■ TASK TO CARRY OUT ■
Lines that contain the string "this" are to be copied; leave out all others.
# WORKING DATA start
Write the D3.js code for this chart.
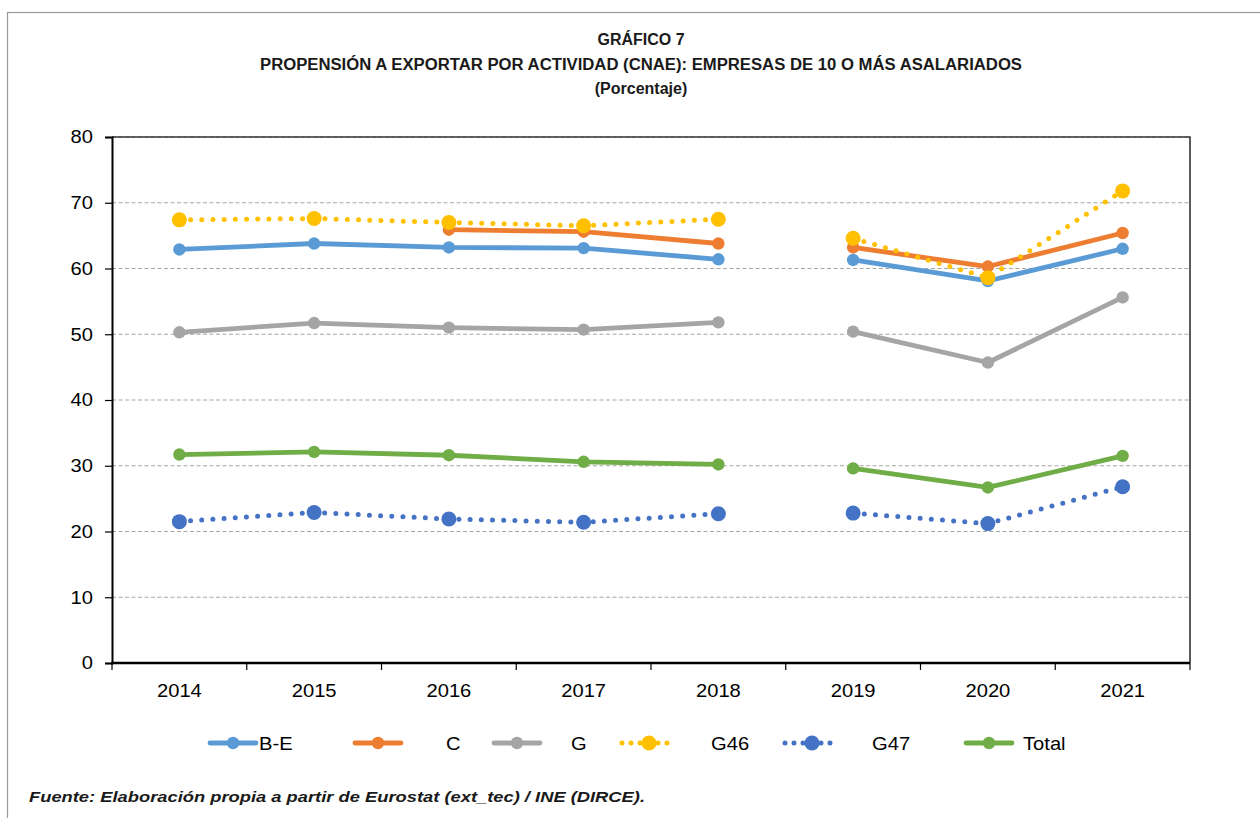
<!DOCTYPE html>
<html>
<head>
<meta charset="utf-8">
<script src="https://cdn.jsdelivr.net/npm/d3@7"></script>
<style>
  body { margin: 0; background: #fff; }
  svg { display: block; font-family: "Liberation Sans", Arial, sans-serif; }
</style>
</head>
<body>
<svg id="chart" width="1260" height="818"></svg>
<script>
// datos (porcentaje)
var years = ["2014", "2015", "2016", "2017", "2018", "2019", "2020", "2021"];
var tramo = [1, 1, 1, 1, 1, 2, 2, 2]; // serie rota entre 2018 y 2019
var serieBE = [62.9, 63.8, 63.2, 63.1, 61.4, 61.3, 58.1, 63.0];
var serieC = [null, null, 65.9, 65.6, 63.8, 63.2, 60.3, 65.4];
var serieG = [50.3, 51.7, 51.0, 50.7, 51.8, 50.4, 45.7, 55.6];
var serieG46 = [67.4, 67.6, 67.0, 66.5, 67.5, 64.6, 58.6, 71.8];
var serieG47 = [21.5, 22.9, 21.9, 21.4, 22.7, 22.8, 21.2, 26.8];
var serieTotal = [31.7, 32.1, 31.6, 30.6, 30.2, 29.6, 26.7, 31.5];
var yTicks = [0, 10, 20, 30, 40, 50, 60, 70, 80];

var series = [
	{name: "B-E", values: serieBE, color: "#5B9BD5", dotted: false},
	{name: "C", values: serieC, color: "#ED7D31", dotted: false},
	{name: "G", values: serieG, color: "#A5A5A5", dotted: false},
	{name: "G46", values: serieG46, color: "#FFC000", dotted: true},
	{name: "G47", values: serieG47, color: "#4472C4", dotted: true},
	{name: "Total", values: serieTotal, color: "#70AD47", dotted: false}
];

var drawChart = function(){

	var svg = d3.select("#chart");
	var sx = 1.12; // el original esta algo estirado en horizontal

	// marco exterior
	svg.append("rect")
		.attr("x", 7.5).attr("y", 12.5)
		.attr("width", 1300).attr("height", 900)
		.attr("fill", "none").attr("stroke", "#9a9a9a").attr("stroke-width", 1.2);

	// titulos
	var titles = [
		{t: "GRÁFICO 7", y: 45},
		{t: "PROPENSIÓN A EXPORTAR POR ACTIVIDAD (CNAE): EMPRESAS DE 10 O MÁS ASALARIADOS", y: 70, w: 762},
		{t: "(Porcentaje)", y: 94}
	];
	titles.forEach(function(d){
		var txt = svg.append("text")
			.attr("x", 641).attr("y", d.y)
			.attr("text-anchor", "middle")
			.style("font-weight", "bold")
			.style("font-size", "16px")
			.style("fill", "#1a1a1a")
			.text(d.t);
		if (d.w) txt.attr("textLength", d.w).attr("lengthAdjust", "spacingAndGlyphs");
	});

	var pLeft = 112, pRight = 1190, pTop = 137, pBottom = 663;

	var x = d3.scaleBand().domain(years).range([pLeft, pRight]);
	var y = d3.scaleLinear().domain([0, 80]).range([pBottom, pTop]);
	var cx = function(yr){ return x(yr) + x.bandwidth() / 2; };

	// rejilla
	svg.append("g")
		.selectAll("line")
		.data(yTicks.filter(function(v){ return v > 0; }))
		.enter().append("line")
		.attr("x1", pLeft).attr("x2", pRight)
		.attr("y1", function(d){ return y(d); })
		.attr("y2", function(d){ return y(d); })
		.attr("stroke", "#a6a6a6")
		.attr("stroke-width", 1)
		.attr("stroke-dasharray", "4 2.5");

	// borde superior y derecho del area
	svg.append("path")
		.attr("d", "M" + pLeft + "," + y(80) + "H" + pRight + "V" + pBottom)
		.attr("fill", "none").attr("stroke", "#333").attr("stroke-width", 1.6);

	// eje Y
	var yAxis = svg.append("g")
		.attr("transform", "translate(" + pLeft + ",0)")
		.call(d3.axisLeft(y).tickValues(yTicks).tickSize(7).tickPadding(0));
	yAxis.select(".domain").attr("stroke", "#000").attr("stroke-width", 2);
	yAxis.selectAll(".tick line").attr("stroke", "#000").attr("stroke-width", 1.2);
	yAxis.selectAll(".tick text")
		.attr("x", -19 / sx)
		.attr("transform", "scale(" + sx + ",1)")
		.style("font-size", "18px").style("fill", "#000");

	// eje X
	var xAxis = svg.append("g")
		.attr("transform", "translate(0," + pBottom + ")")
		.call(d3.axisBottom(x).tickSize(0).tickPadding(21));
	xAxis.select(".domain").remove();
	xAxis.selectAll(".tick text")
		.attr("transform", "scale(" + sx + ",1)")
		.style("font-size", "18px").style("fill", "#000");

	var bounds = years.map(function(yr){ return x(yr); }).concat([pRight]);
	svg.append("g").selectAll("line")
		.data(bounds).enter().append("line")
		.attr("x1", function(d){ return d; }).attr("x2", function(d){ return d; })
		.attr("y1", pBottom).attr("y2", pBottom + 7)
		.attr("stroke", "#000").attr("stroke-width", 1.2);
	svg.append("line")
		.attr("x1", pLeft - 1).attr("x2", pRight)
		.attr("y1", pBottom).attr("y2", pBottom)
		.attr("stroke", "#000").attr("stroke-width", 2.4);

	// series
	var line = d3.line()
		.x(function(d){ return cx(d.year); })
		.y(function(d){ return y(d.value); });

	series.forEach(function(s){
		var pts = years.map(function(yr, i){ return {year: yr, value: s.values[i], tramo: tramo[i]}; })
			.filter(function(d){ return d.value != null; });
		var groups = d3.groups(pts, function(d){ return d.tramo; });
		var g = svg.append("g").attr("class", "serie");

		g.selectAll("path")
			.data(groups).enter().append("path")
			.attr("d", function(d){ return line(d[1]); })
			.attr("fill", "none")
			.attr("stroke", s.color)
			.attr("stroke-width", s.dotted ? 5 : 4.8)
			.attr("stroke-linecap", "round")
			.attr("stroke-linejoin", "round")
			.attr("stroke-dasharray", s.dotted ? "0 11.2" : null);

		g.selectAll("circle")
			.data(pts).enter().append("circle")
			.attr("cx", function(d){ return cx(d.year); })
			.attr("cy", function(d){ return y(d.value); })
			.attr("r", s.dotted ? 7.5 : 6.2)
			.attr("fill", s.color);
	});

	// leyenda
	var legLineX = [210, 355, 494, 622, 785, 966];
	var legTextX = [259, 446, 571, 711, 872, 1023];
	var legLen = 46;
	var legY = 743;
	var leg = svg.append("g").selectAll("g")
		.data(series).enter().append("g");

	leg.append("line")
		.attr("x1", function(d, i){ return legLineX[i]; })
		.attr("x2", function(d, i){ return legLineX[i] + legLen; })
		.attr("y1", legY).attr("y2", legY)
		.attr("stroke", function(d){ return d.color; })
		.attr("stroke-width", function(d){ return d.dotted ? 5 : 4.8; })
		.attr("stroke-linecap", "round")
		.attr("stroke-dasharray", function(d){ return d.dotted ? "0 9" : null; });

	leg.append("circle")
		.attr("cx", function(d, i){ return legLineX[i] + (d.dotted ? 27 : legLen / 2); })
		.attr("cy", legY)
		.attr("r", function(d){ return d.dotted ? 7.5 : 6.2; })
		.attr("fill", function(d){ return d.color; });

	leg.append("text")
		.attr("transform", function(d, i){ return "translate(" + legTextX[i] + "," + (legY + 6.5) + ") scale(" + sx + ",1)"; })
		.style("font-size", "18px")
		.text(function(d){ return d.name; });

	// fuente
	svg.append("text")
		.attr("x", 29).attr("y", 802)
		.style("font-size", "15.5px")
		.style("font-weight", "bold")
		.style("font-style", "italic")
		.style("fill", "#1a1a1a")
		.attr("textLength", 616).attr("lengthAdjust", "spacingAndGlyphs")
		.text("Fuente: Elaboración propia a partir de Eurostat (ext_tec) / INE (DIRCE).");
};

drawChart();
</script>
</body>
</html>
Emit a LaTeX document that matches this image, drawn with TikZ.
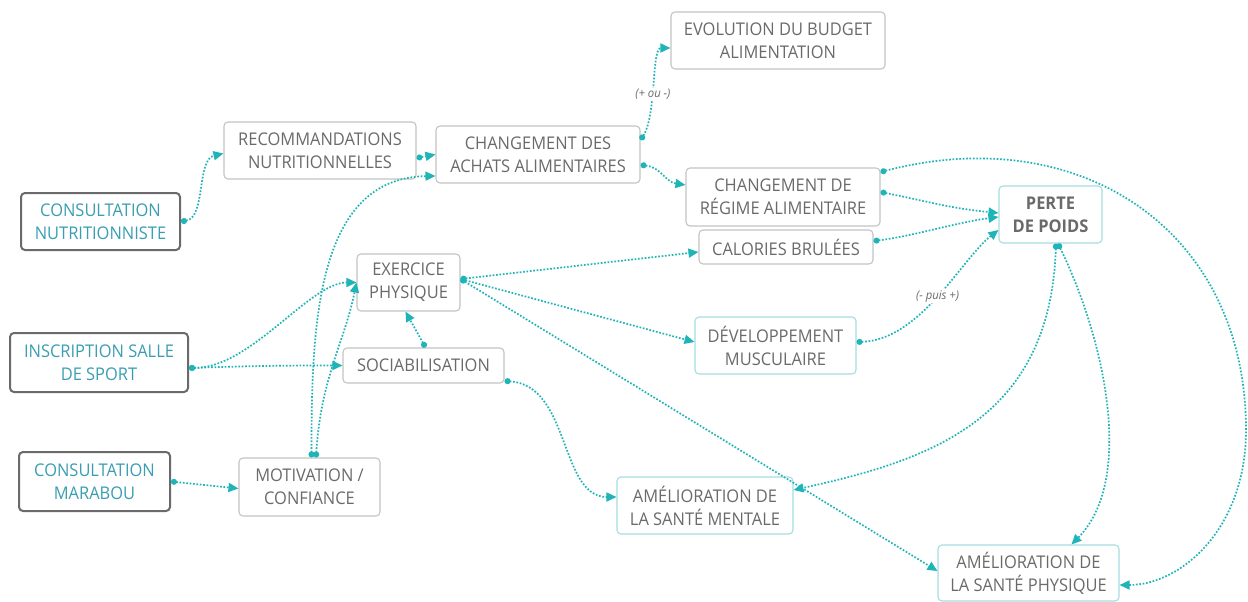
# WORKING DATA end
■ EXERCISE SOLUTION ■
Write the D3.js code for this chart.
Emit a LaTeX document that matches this image, drawn with TikZ.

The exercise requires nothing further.